Along with other territories inhabited by Ukrainians, the Donbas was incorporated into the
Ukrainian Soviet Socialist Republic in the aftermath of the Russian Civil War. Cossacks in the region were subjected to
decossackisation during 1919–1921.
[23] Ukrainians in the Donbas were greatly affected by the 1932–33
Holodomor famine and the
Russification policy of
Joseph Stalin. As most ethnic Ukrainians were rural peasant farmers (called "
kulaks" by the
Soviet regime), they bore the brunt of the famine.

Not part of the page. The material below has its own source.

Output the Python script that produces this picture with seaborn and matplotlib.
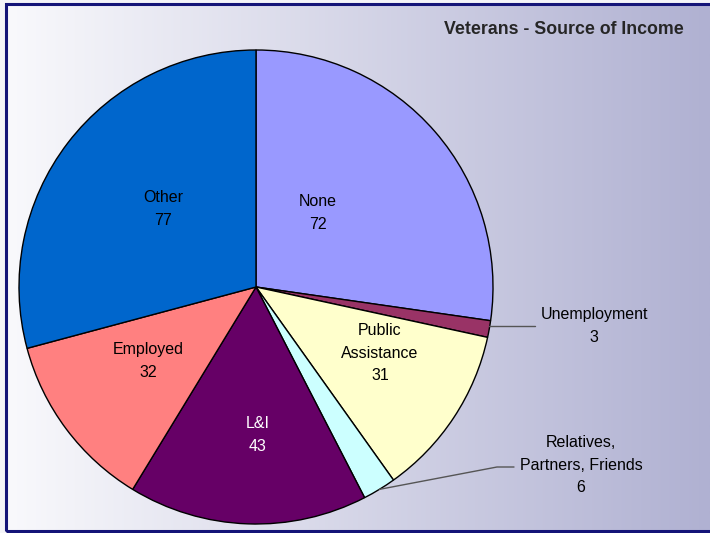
import numpy as np
import matplotlib
matplotlib.use("Agg")
import matplotlib.pyplot as plt
from matplotlib.colors import LinearSegmentedColormap
from matplotlib.patches import Rectangle
import seaborn as sns

sns.set_style("white")
plt.rcParams["font.family"] = ["Liberation Sans", "DejaVu Sans"]

# data, clockwise from 12 o'clock
sources = ["None", "Unemployment", "Public\nAssistance", "Relatives,\nPartners, Friends",
           "L&I", "Employed", "Other"]
counts = [72, 3, 31, 6, 43, 32, 77]
slice_colors = ["#9999ff", "#993366", "#ffffcc", "#ccffff", "#660066", "#ff8080", "#0066cc"]
text_colors = ["black", "black", "black", "black", "white", "black", "black"]

# label placement in pixel units (y up), outside labels get a leader line
label_xy = [(318, 320), (594, 207), (380, 180), (581, 68), (258, 98), (148, 172), (163, 324)]
outside = [False, True, False, True, False, False, False]

W, H = 710, 533
cx, cy, r = 256, 246, 237

fig = plt.figure(figsize=(W / 100, H / 100), dpi=100)
fig.patch.set_facecolor("#f4f4f8")
ax = fig.add_axes([0, 0, 1, 1])

# gradient background
grad = np.linspace(0, 1, 256).reshape(1, -1)
cmap = LinearSegmentedColormap.from_list("bg", ["#f9f9fc", "#b0b1d2"])
ax.imshow(grad, cmap=cmap, extent=(6, W, 2, H - 4), aspect="auto", zorder=0)
ax.add_patch(Rectangle((6, 2), W + 10, H - 6, fill=False, edgecolor="#141478", lw=2.2, zorder=5))

wedges, _ = ax.pie(counts, colors=slice_colors, startangle=90, counterclock=False,
                   radius=r, center=(cx, cy),
                   wedgeprops=dict(edgecolor="black", linewidth=1))
for w in wedges:
    w.set_zorder(2)

for w, name, n, (tx, ty), out, tc in zip(wedges, sources, counts, label_xy, outside, text_colors):
    ax.text(tx, ty, f"{name}\n{n}", ha="center", va="center", fontsize=11.5,
            color=tc, linespacing=1.65, zorder=4)
    if out:
        mid = np.deg2rad((w.theta1 + w.theta2) / 2)
        ex, ey = cx + r * np.cos(mid), cy + r * np.sin(mid)
        if name == "Unemployment":
            ax.plot([ex, 535], [ey + 3, ey + 3], color="#555555", lw=1, zorder=3)
        else:
            ax.plot([ex, 497, 514], [ey, 66, 66], color="#555555", lw=1, zorder=3)

ax.text(684, 503, "Veterans - Source of Income", ha="right", va="center",
        fontsize=12.8, fontweight="bold", zorder=4)

ax.set_xlim(0, W)
ax.set_ylim(0, H)
ax.set_aspect("auto")
ax.axis("off")

fig.savefig("out.png", dpi=100)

[24][25] According to the Association of Ukrainians in Great Britain, the population of the area that is now
Luhansk Oblast declined by 25% as a result of the famine, whereas it declined by 15–20% in the area that is now
Donetsk Oblast.
[26] According to one estimate, 81.3% of those who died during the famine in the Ukrainian SSR were ethnic Ukrainians, whilst only 4.5% were ethnic Russians.
[27]
Donbas was greatly affected by the
Second World War. In the lead-up to the war, the Donbas was racked by poverty and food shortages. War preparations resulted in an extension of the working day for factory labourers, whilst those that deviated from the heightened standards were arrested.
[28] German Reich leader
Adolf Hitler viewed the resources of the Donbas as critical to
Operation Barbarossa. As such, the Donbas suffered under Nazi occupation during 1941 and 1942.
[29] Thousands of industrial laborers were forcibly "exported" to Germany for use in factories. In what was then called Stalino Oblast, now Donetsk Oblast, 279,000 civilians were killed over the course of the occupation. In Voroshilovgrad Oblast, now Luhansk Oblast, 45,649 were killed.
[30] An
offensive by the
Red Army in 1943 resulted in the return of Donbas to Soviet control. The war had taken its toll, leaving the region both destroyed and depopulated.[
citation needed]
During the reconstruction of the Donbas after World War II, large numbers of Russian workers arrived to repopulate the region, further altering the population balance. In 1926, 639,000 ethnic Russians resided in the Donbas.
[31] By 1959, the ethnic Russian population was 2.55 million. Russification was further advanced by the 1958–59 Soviet educational reforms, which led to the near elimination of all Ukrainian-language schooling in the Donbas.
[32][33] By the time of the
Soviet Census of 1989, 45% of the population of the Donbas reported their ethnicity as Russian.
[34] In 1990, the
Interfront of the Donbass was founded as a movement against Ukrainian independence.